Mary Lee Monroe Birmingham passed away peacefully at home in Fort Collins, CO on July 30, 2021. She was born on December 9, 1928, in Manhattan, NY, to Mary West and Henry Clay Monroe of Scarsdale, NY.
Upon graduating from Scarsdale High School, she attended the University of Rochester. While working towards a bachelor's degree in Spanish, she helped create the study abroad program and spent her junior year at La Universidad Nacional Mayor de San Marcos in Lima, Peru. She hiked Machu Picchu and traveled the Amazon River by steamboat, a brave endeavor for a young woman in the 1940s. Her experiences created lifelong interests in other cultures and archaeology.
After graduation, Mary Lee was sought out by employers because of her bilingual skills in New York and Florida. She later earned a Master of Education degree in Second Language Learning from Florida Atlantic University with postgraduate studies at Teachers College, Columbia University.
At the age of 13, she began researching her family genealogy. She traveled extensively throughout the United States and overseas, gathering information from church records, courthouses, archives, distant relatives, and tombstones. She proved 38 generations which included a soldier in the Revolutionary War, a governor in the American Colonies, and Charlemagne of France.

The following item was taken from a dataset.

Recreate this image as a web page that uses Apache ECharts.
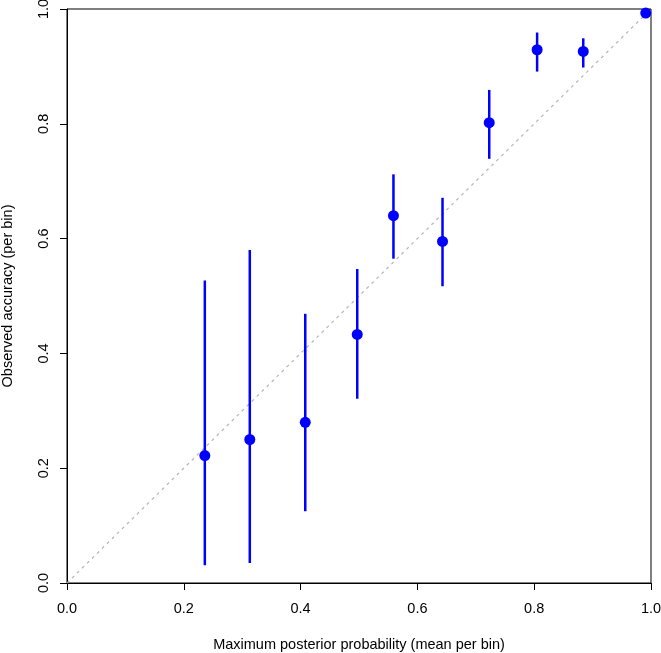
<!DOCTYPE html>
<html>
<head>
<meta charset="utf-8">
<script src="https://cdn.jsdelivr.net/npm/echarts@6/dist/echarts.min.js"></script>
<style>html,body{margin:0;padding:0;background:#fff;}#c{width:661px;height:653px;}</style>
</head>
<body>
<div id="c"></div>
<script>
var meanProb = [0.236, 0.313, 0.408, 0.497, 0.559, 0.643, 0.723, 0.805, 0.884, 0.991];
var accuracy = [0.222, 0.250, 0.280, 0.433, 0.640, 0.595, 0.802, 0.929, 0.926, 0.993];
var lower    = [0.031, 0.035, 0.125, 0.321, 0.565, 0.517, 0.739, 0.891, 0.898, 0.993];
var upper    = [0.527, 0.580, 0.469, 0.547, 0.712, 0.671, 0.859, 0.959, 0.949, 0.993];
var diagonal = [[0, 0], [1, 1]];
var tickValues = [0, 0.2, 0.4, 0.6, 0.8, 1.0];

var chart = echarts.init(document.getElementById('c'), null, {renderer: 'canvas'});
var font = 'Liberation Sans, Arial, Helvetica, sans-serif';
var errData = meanProb.map(function (x, i) { return [x, lower[i], upper[i]]; });
var ptData = meanProb.map(function (x, i) { return [x, accuracy[i]]; });

chart.setOption({
  animation: false,
  backgroundColor: '#fff',
  grid: {left: 67, right: 10, top: 9, bottom: 70, containLabel: false, outerBoundsMode: 'none',
         show: true, borderColor: '#000', borderWidth: 1, backgroundColor: 'transparent'},
  xAxis: {
    type: 'value', min: 0, max: 1, interval: 0.2,
    name: 'Maximum posterior probability (mean per bin)',
    nameLocation: 'middle', nameGap: 54,
    nameTextStyle: {fontFamily: font, fontSize: 14.5, color: '#000'},
    axisLine: {show: true, onZero: false, lineStyle: {color: '#000', width: 1}},
    axisTick: {show: true, inside: false, length: 7, lineStyle: {color: '#000'}},
    axisLabel: {fontFamily: font, fontSize: 14.5, color: '#000', margin: 18, formatter: function (v) { return v.toFixed(1); }},
    splitLine: {show: false}
  },
  yAxis: {
    type: 'value', min: 0, max: 1, interval: 0.2,
    name: 'Observed accuracy (per bin)',
    nameLocation: 'middle', nameGap: 52,
    nameTextStyle: {fontFamily: font, fontSize: 14.5, color: '#000'},
    axisLine: {show: true, onZero: false, lineStyle: {color: '#000', width: 1}},
    axisTick: {show: true, inside: false, length: 7, lineStyle: {color: '#000'}},
    axisLabel: {fontFamily: font, fontSize: 14.5, color: '#000', margin: 16, rotate: 90, formatter: function (v) { return v.toFixed(1); }},
    splitLine: {show: false}
  },
  series: [
    {
      type: 'line', data: diagonal, symbol: 'none', silent: true,
      lineStyle: {color: '#b4b4b4', width: 1.2, type: [3, 4]}, z: 1
    },
    {
      type: 'custom', data: errData, z: 2,
      renderItem: function (params, api) {
        var x = api.value(0);
        var lo = api.coord([x, api.value(1)]);
        var hi = api.coord([x, api.value(2)]);
        return {type: 'line', shape: {x1: lo[0], y1: lo[1], x2: hi[0], y2: hi[1]},
                style: {stroke: '#0000ff', lineWidth: 2.5}};
      }
    },
    {
      type: 'scatter', data: ptData, symbol: 'circle', symbolSize: 11,
      itemStyle: {color: '#0000ff', opacity: 1}, z: 3
    }
  ]
});
</script>
</body>
</html>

As an accredited Fellow of the American College of Genealogists, Mary Lee assisted others with research and belonged to over 30 lineage organizations, including the Daughters of the American Revolution (DAR), Colonial Dames of America, National Society Colonial Dames of the 17th Century, Descendants of Colonial Governors, Magna Charta Dames, and The Order of the Crown of Charlemagne. She held leadership positions at the local, state and national levels in several organizations while living in Lake Forest, IL, Carefree, AZ, Flagstaff, AZ, and Colorado. She supported historic preservation, military members and veterans, and was an active member of the Cache La Poudre chapter of the DAR in Fort Collins, CO.
Mary Lee was also a member of archaeological societies in Arizona and Colorado, and helped to catalog artifacts from the Elden Pueblo site in Flagstaff, AZ. A voracious reader, she read a book per day. She had a great sense of humor and was known as "Lady Flossmore" in the Red Hat Society and the Poker League of Northern Colorado.
Mary Lee is survived by daughters Marylee L. Forsthoff of Golden, CO and Georgia A. Birmingham of Lone Tree, CO; son Laurence L. Littell, Jr. of Portland, ME; grandson Alexander W. Forsthoff (Halie) of Durango, CO; granddaughter Julia M. Forsthoff of Bozeman, MT; sister Alice Szwarce of Snellville, GA; sister Denny Geering of Hendersonville, NC; and numerous nieces, nephews, great nieces and great nephews. She was preceded in death by her son, John Monroe Birmingham, and her husband of 53 years, John M. Birmingham, Jr.
A private memorial service will be held in Orient, NY at a later date. Donations in her memory can be made to Pathways Hospice of Northern Colorado.